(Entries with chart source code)

— BEGIN —

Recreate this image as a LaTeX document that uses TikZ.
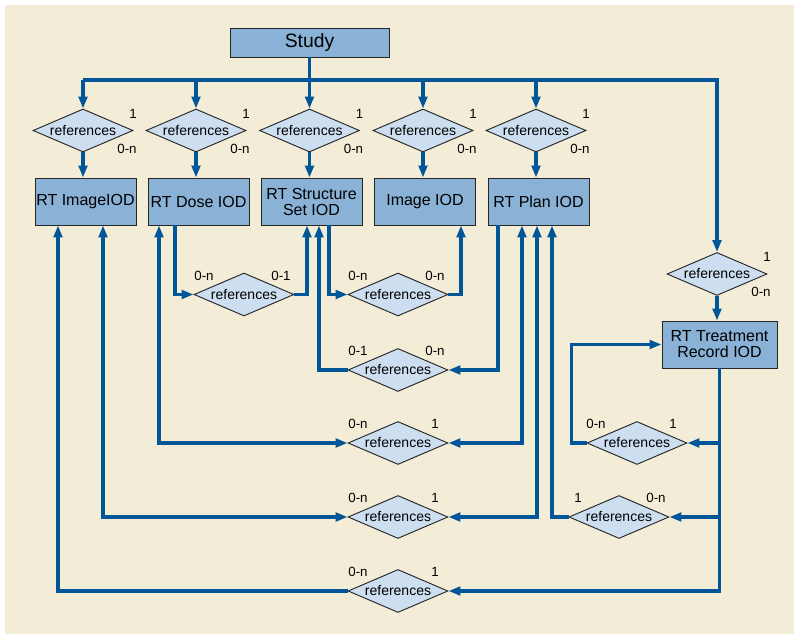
\documentclass[tikz,border=0pt]{standalone}
\usepackage{fontspec}
\setmainfont{Liberation Sans}
\usepackage{tikz}
\usetikzlibrary{calc,shapes.geometric,arrows.meta}

\definecolor{paper}{RGB}{243,236,214}
\definecolor{boxblue}{RGB}{138,178,214}
\definecolor{relblue}{RGB}{204,222,240}
\definecolor{wireblue}{RGB}{0,86,152}

\tikzset{
  iod/.style={draw=black!85, fill=boxblue, rectangle, minimum width=75.75pt, minimum height=35.25pt, inner sep=1pt, align=center, font=\fontsize{12}{12}\selectfont},
  rel/.style={draw=black!85, fill=relblue, diamond, aspect=2.33, inner sep=0pt, minimum width=75pt, minimum height=32.25pt, font=\fontsize{10.5}{12}\selectfont},
  card/.style={inner sep=0pt, font=\fontsize{10}{11}\selectfont},
  wire/.style={draw=wireblue, line width=2.3pt, >={Triangle[length=9pt,width=6.5pt]}},
}

\begin{document}
\begin{tikzpicture}[x=0.75pt, y=-0.75pt, line width=0.7pt]

            % Background
            \useasboundingbox (0,0) rectangle (794,634);
            \fill[white] (0,0) rectangle (794,634);
            \fill[paper] (5,5) rectangle (794,634);

            % Study block
            \node[iod, minimum width=119.25pt, minimum height=21.75pt, font=\fontsize{14.5}{16}\selectfont] (study) at (309.5,42.5) {Study};
            \coordinate (bus) at (0,80);

            % First row of relations
            \node[rel] (refimg) at (83,130.5) {references};
            \node[rel] (refdose) at (196,130.5) {references};
            \node[rel] (refstruct) at (309.5,130.5) {references};
            \node[rel] (refimage) at (423,130.5) {references};
            \node[rel] (refplan) at (536,130.5) {references};
            \node[rel] (reftreat) at (717,274) {references};

            % IOD blocks
            \node[iod] (rtimage) at (85.5,201.5) {RT ImageIOD};
            \node[iod] (rtdose) at (198.5,201.5) {RT Dose IOD};
            \node[iod] (rtstruct) at (311.5,201.5) {RT Structure\\Set IOD};
            \node[iod] (image) at (425,201.5) {Image IOD};
            \node[iod] (rtplan) at (538.5,201.5) {RT Plan IOD};
            \node[iod, minimum width=86.25pt] (rttreat) at (719.5,344.5) {RT Treatment\\Record IOD};

            % Relations between the IODs
            \node[rel] (dsref) at (244,294.5) {references};
            \node[rel] (siref) at (398,294.5) {references};
            \node[rel] (psref) at (398,370) {references};
            \node[rel] (pdref) at (398,443) {references};
            \node[rel] (piref) at (398,517) {references};
            \node[rel] (tiref) at (398,591) {references};
            \node[rel] (ttref) at (637,443) {references};
            \node[rel] (tpref) at (619,517) {references};

            % Study bus
            \draw[wire,->] (study.south) -- (refstruct.north);
            \draw[wire,->] (refimg.north |- bus) -| (reftreat.north);
            \foreach \d in {refimg,refdose,refimage,refplan}
              \draw[wire,->] (\d.north |- bus) -- (\d.north);

            % Relation to IOD arrows
            \draw[wire,->] (refimg.south) -- (refimg.south |- rtimage.north);
            \draw[wire,->] (refdose.south) -- (refdose.south |- rtdose.north);
            \draw[wire,->] (refstruct.south) -- (refstruct.south |- rtstruct.north);
            \draw[wire,->] (refimage.south) -- (refimage.south |- image.north);
            \draw[wire,->] (refplan.south) -- (refplan.south |- rtplan.north);
            \draw[wire,->] (reftreat.south) -- (reftreat.south |- rttreat.north);

            % Ends at the bottom of the blocks
            \coordinate (imgA) at ($(rtimage.south)+(-27.5,0)$);
            \coordinate (imgB) at ($(rtimage.south)+(17.5,0)$);
            \coordinate (doseA) at ($(rtdose.south)+(-39.5,0)$);
            \coordinate (doseB) at ($(rtdose.south)+(-23.5,0)$);
            \coordinate (structA) at ($(rtstruct.south)+(-4.5,0)$);
            \coordinate (structB) at ($(rtstruct.south)+(7.5,0)$);
            \coordinate (structC) at ($(rtstruct.south)+(17.5,0)$);
            \coordinate (imageA) at ($(image.south)+(36,0)$);
            \coordinate (planA) at ($(rtplan.south)+(-40.5,0)$);
            \coordinate (planB) at ($(rtplan.south)+(-16.5,0)$);
            \coordinate (planC) at ($(rtplan.south)+(-1.5,0)$);
            \coordinate (planD) at ($(rtplan.south)+(13.5,0)$);
            \coordinate (treatturn) at ($(rttreat.west)+(-90,0)$);

            % Connectors
            \draw[wire,->] (doseB) |- (dsref.west);
            \draw[wire,->] (dsref.east) -| (structA);
            \draw[wire,->] (structC) |- (siref.west);
            \draw[wire,->] (siref.east) -| (imageA);
            \draw[wire,->] (planA) |- (psref.east);
            \draw[wire,->] (psref.west) -| (structB);
            \draw[wire,<->] (doseA) |- (pdref.west);
            \draw[wire,<->] (planB) |- (pdref.east);
            \draw[wire,<->] (imgB) |- (piref.west);
            \draw[wire,<->] (planC) |- (piref.east);
            \draw[wire,->] (tiref.west) -| (imgA);
            \draw[wire,->] (rttreat.south) |- (tiref.east);
            \draw[wire,->] (rttreat.south |- ttref.east) -- (ttref.east);
            \draw[wire,->] (rttreat.south |- tpref.east) -- (tpref.east);
            \draw[wire,->] (ttref.west) -| (treatturn) -- (rttreat.west);
            \draw[wire,->] (tpref.west) -| (planD);

            % Cardinalities
            \foreach \d in {refimg,refdose,refstruct,refimage,refplan,reftreat} {
              \node[card] (\d-one) at ($(\d)+(50,-17)$) {1};
              \node[card] (\d-many) at ($(\d)+(44,18)$) {0-n};
            }
            \node[card] (dsref-l) at ($(dsref)+(-40,-19)$) {0-n};
            \node[card] (dsref-r) at ($(dsref)+(37,-19)$) {0-1};
            \node[card] (siref-l) at ($(siref)+(-40,-19)$) {0-n};
            \node[card] (siref-r) at ($(siref)+(37,-19)$) {0-n};
            \node[card] (psref-l) at ($(psref)+(-40,-19)$) {0-1};
            \node[card] (psref-r) at ($(psref)+(37,-19)$) {0-n};
            \node[card] (pdref-l) at ($(pdref)+(-40,-19)$) {0-n};
            \node[card] (pdref-r) at ($(pdref)+(37,-19)$) {1};
            \node[card] (piref-l) at ($(piref)+(-40,-19)$) {0-n};
            \node[card] (piref-r) at ($(piref)+(37,-19)$) {1};
            \node[card] (tiref-l) at ($(tiref)+(-40,-19)$) {0-n};
            \node[card] (tiref-r) at ($(tiref)+(37,-19)$) {1};
            \node[card] (ttref-l) at ($(ttref)+(-41,-19)$) {0-n};
            \node[card] (ttref-r) at ($(ttref)+(36,-19)$) {1};
            \node[card] (tpref-l) at ($(tpref)+(-41,-19)$) {1};
            \node[card] (tpref-r) at ($(tpref)+(37,-19)$) {0-n};
\end{tikzpicture}
\end{document}
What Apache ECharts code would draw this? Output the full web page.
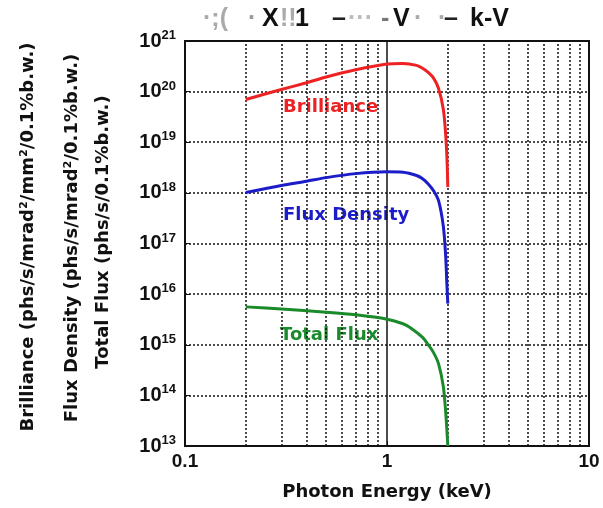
<!DOCTYPE html>
<html>
<head>
<meta charset="utf-8">
<script src="https://cdn.jsdelivr.net/npm/echarts@6/dist/echarts.min.js"></script>
<style>
  html, body { margin: 0; padding: 0; background: #fff; }
  #chart { width: 603px; height: 508px; }
</style>
</head>
<body>
<div id="chart"></div>
<script>
// photon energy (keV) and values
const brillianceE = [0.2, 0.3, 0.4, 0.5, 0.7, 1.0, 1.2, 1.4, 1.5, 1.6, 1.7, 1.8, 1.9, 1.95, 1.98, 2.0]
const brilliance = [7.0e19, 1.1e20, 1.5e20, 1.95e20, 2.7e20, 3.5e20, 3.6e20, 3.3e20, 2.9e20, 2.4e20, 1.85e20, 1.15e20, 4.5e19, 1.5e19, 5e18, 1.3e18]

const fluxDensityE = [0.2, 0.3, 0.4, 0.5, 0.7, 1.0, 1.2, 1.4, 1.5, 1.6, 1.7, 1.8, 1.9, 1.95, 1.98, 2.0]
const fluxDensity = [1.02e18, 1.4e18, 1.7e18, 2.0e18, 2.4e18, 2.6e18, 2.55e18, 2.2e18, 1.9e18, 1.5e18, 1.1e18, 7e17, 2.2e17, 6e16, 1.5e16, 6.5e15]

const totalFluxE = [0.2, 0.3, 0.5, 0.7, 1.0, 1.2, 1.3, 1.5, 1.6, 1.7, 1.8, 1.9, 1.95, 1.98, 2.0]
const totalFlux = [5.6e15, 5.1e15, 4.4e15, 3.9e15, 3.2e15, 2.6e15, 2.2e15, 1.4e15, 1.0e15, 7e14, 4.2e14, 1.5e14, 5e13, 2e13, 1e13]

// dotted vertical grid lines between decades
const minorE = [0.2, 0.3, 0.4, 0.5, 0.6, 0.7, 0.8, 0.9, 2, 3, 4, 5, 6, 7, 8, 9]

// the title is badly washed out in the source, pieces as they can be seen
const titleParts = [
  ['·;(', 203, '#aaa'], ['·', 248, '#999'], ['X', 262, '#111'], ['!!', 280, '#aaa'],
  ['1', 295, '#111'], ['–', 332, '#222'], ['···', 348, '#bbb'], ['-', 381, '#777'],
  ['V', 393, '#111'], ['·', 414, '#aaa'], ['·', 438, '#aaa'], ['–', 444, '#222'], ['k-V', 470, '#111']
]

const toPairs = (xs, ys) => xs.map((x, i) => [x, ys[i]])

const chart = echarts.init(document.getElementById('chart'))
const axisFont = 'Liberation Sans, Arial, sans-serif'
const wideFont = 'DejaVu Sans, Verdana, sans-serif'

const titleGraphics = titleParts.map(([t, x, c]) => ({
  type: 'text', x, y: 19,
  style: { text: t, font: 'bold 25px ' + axisFont, fill: c, verticalAlign: 'middle' }
}))

const option = {
  animation: false,
  grid: {
    left: 185,
    right: 14,
    top: 41,
    bottom: 62,
    show: true,
    borderColor: '#111',
    borderWidth: 2
  },
  xAxis: {
    type: 'log',
    logBase: 10,
    min: 0.1,
    max: 10,
    name: 'Photon Energy (keV)',
    nameLocation: 'middle',
    nameGap: 37,
    nameTextStyle: { fontFamily: wideFont, fontWeight: 'bold', fontSize: 18, color: '#111' },
    axisLine: { lineStyle: { color: '#111', width: 2 } },
    axisTick: { inside: true, length: 5, lineStyle: { color: '#111' } },
    axisLabel: {
      fontFamily: axisFont,
      fontWeight: 'bold',
      fontSize: 19,
      color: '#111',
      margin: 6,
      formatter: (v) => String(v)
    },
    splitLine: { show: false }
  },
  yAxis: {
    type: 'log',
    logBase: 10,
    min: 1e13,
    max: 1e21,
    splitNumber: 8,
    axisLine: { lineStyle: { color: '#111', width: 2 } },
    axisTick: { inside: true, length: 5, lineStyle: { color: '#111' } },
    axisLabel: {
      margin: 9,
      formatter: (v) => '{b|10}{s|' + Math.round(Math.log10(v)) + '}',
      rich: {
        b: { fontFamily: axisFont, fontWeight: 'bold', fontSize: 20, color: '#111' },
        s: { fontFamily: axisFont, fontWeight: 'bold', fontSize: 13, color: '#111', verticalAlign: 'top', padding: [0, 0, 11, 0] }
      }
    },
    splitLine: { show: true, lineStyle: { color: '#111', width: 1.5, type: [2, 2] } }
  },
  graphic: [
    ...titleGraphics,
    {
      type: 'text', x: 28, y: 237, rotation: Math.PI / 2,
      style: { text: 'Brilliance (phs/s/mrad²/mm²/0.1%b.w.)', font: 'bold 18px ' + wideFont, fill: '#111', align: 'center', verticalAlign: 'middle' }
    },
    {
      type: 'text', x: 72, y: 238, rotation: Math.PI / 2,
      style: { text: 'Flux Density (phs/s/mrad²/0.1%b.w.)', font: 'bold 18px ' + wideFont, fill: '#111', align: 'center', verticalAlign: 'middle' }
    },
    {
      type: 'text', x: 103, y: 232, rotation: Math.PI / 2,
      style: { text: 'Total Flux (phs/s/0.1%b.w.)', font: 'bold 18px ' + wideFont, fill: '#111', align: 'center', verticalAlign: 'middle' }
    },
    {
      type: 'text', x: 283, y: 107,
      style: { text: 'Brilliance', font: 'bold 18px ' + wideFont, fill: '#ee2222', verticalAlign: 'middle' }
    },
    {
      type: 'text', x: 283, y: 215,
      style: { text: 'Flux Density', font: 'bold 18px ' + wideFont, fill: '#1c1cc8', verticalAlign: 'middle' }
    },
    {
      type: 'text', x: 280, y: 335,
      style: { text: 'Total Flux', font: 'bold 18px ' + wideFont, fill: '#1a8a2a', verticalAlign: 'middle' }
    }
  ],
  series: [
    {
      name: 'Brilliance',
      type: 'line',
      data: toPairs(brillianceE, brilliance),
      showSymbol: false,
      smooth: 0.3,
      lineStyle: { color: '#ee2222', width: 3 },
      z: 5,
      markLine: {
        silent: true,
        symbol: 'none',
        label: { show: false },
        z: 1,
        data: [
          ...minorE.map((e) => ({ xAxis: e, lineStyle: { color: '#111', width: 1.5, type: [2, 2] } })),
          { xAxis: 1, lineStyle: { color: '#111', width: 1.5, type: 'solid' } }
        ]
      }
    },
    {
      name: 'Flux Density',
      type: 'line',
      data: toPairs(fluxDensityE, fluxDensity),
      showSymbol: false,
      smooth: 0.3,
      lineStyle: { color: '#1c1cc8', width: 3 },
      z: 5
    },
    {
      name: 'Total Flux',
      type: 'line',
      data: toPairs(totalFluxE, totalFlux),
      showSymbol: false,
      smooth: 0.3,
      lineStyle: { color: '#1a8a2a', width: 3 },
      z: 5
    }
  ]
}

chart.setOption(option)
</script>
</body>
</html>
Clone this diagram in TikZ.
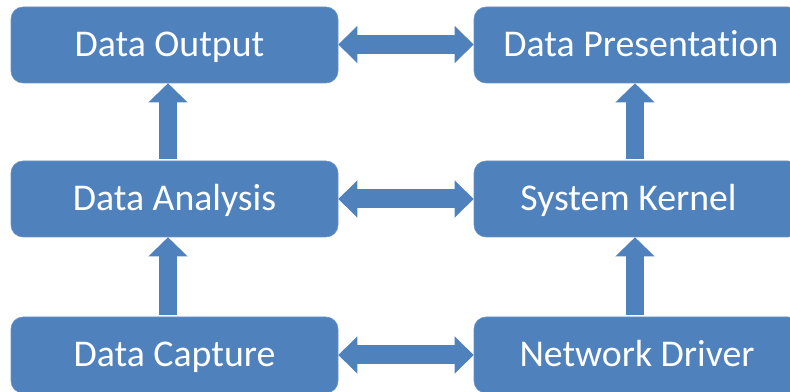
\documentclass[tikz,border=0pt]{standalone}
\usepackage{fontspec}
\setmainfont{Carlito}[Ligatures={NoCommon}]
\usetikzlibrary{arrows.meta}
\definecolor{boxblue}{HTML}{4F81BD}
\begin{document}
\begin{tikzpicture}[x=1pt,y=1pt,
  blk/.style={fill=boxblue, draw=boxblue!85!white, line width=0.6pt, rounded corners=12pt,
    minimum width=327pt, minimum height=76pt, inner sep=0pt, text=white,
    font=\fontsize{37.8}{40}\selectfont, text height=24pt, text depth=0pt},
  rblk/.style={blk, minimum width=326pt},
  upconn/.style={draw=boxblue, line width=18pt, -{Triangle[length=19pt,width=38pt]}},
  bothconn/.style={draw=boxblue, line width=19pt,
    {Triangle[length=19pt,width=36pt]}-{Triangle[length=19pt,width=36pt]}}
]
\useasboundingbox (0,0) rectangle (790,391);
\clip (0,0) rectangle (790,391);
% left column
\node[blk]  (dout)  at (174.5,346) {\hspace*{-10pt}Data Output};
\node[blk]  (dana)  at (174.5,192) {Data Analysis};
\node[blk]  (dcap)  at (174.5,36)  {Data Capture};
% right column
\node[rblk] (dpres) at (637,346) {Data Presentation\hspace*{-8pt}};
\node[rblk] (sysk)  at (637,192) {\hspace*{-17pt}System Kernel};
\node[rblk] (netd)  at (637,36)  {Network Driver};
% vertical arrows
\draw[upconn] ([xshift=-6.5pt,yshift=2pt]dana.north) -- ([xshift=-6.5pt]dout.south);
\draw[upconn] ([xshift=-6.5pt,yshift=2pt]dcap.north) -- ([xshift=-6.5pt]dana.south);
\draw[upconn] ([xshift=-2pt,yshift=2pt]sysk.north) -- ([xshift=-2pt]dpres.south);
\draw[upconn] ([xshift=-2pt,yshift=2pt]netd.north) -- ([xshift=-2pt]sysk.south);
% horizontal double arrows
\draw[bothconn] ([yshift=0.5pt]dout.east) -- ([yshift=0.5pt]dpres.west);
\draw[bothconn] (dana.east) -- (sysk.west);
\draw[bothconn] (dcap.east) -- (netd.west);
\end{tikzpicture}
\end{document}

— END —

[YOUR GOAL] Copy nothing but the lines from the top of the material through the line holding "(reftreat) at (717,274)", exactly as written; omit pictures.

[ANSWER TO THE TASK]
Recreate this image as a LaTeX document that uses TikZ.
\documentclass[tikz,border=0pt]{standalone}
\usepackage{fontspec}
\setmainfont{Liberation Sans}
\usepackage{tikz}
\usetikzlibrary{calc,shapes.geometric,arrows.meta}

\definecolor{paper}{RGB}{243,236,214}
\definecolor{boxblue}{RGB}{138,178,214}
\definecolor{relblue}{RGB}{204,222,240}
\definecolor{wireblue}{RGB}{0,86,152}

\tikzset{
  iod/.style={draw=black!85, fill=boxblue, rectangle, minimum width=75.75pt, minimum height=35.25pt, inner sep=1pt, align=center, font=\fontsize{12}{12}\selectfont},
  rel/.style={draw=black!85, fill=relblue, diamond, aspect=2.33, inner sep=0pt, minimum width=75pt, minimum height=32.25pt, font=\fontsize{10.5}{12}\selectfont},
  card/.style={inner sep=0pt, font=\fontsize{10}{11}\selectfont},
  wire/.style={draw=wireblue, line width=2.3pt, >={Triangle[length=9pt,width=6.5pt]}},
}

\begin{document}
\begin{tikzpicture}[x=0.75pt, y=-0.75pt, line width=0.7pt]

            % Background
            \useasboundingbox (0,0) rectangle (794,634);
            \fill[white] (0,0) rectangle (794,634);
            \fill[paper] (5,5) rectangle (794,634);

            % Study block
            \node[iod, minimum width=119.25pt, minimum height=21.75pt, font=\fontsize{14.5}{16}\selectfont] (study) at (309.5,42.5) {Study};
            \coordinate (bus) at (0,80);

            % First row of relations
            \node[rel] (refimg) at (83,130.5) {references};
            \node[rel] (refdose) at (196,130.5) {references};
            \node[rel] (refstruct) at (309.5,130.5) {references};
            \node[rel] (refimage) at (423,130.5) {references};
            \node[rel] (refplan) at (536,130.5) {references};
            \node[rel] (reftreat) at (717,274) {references};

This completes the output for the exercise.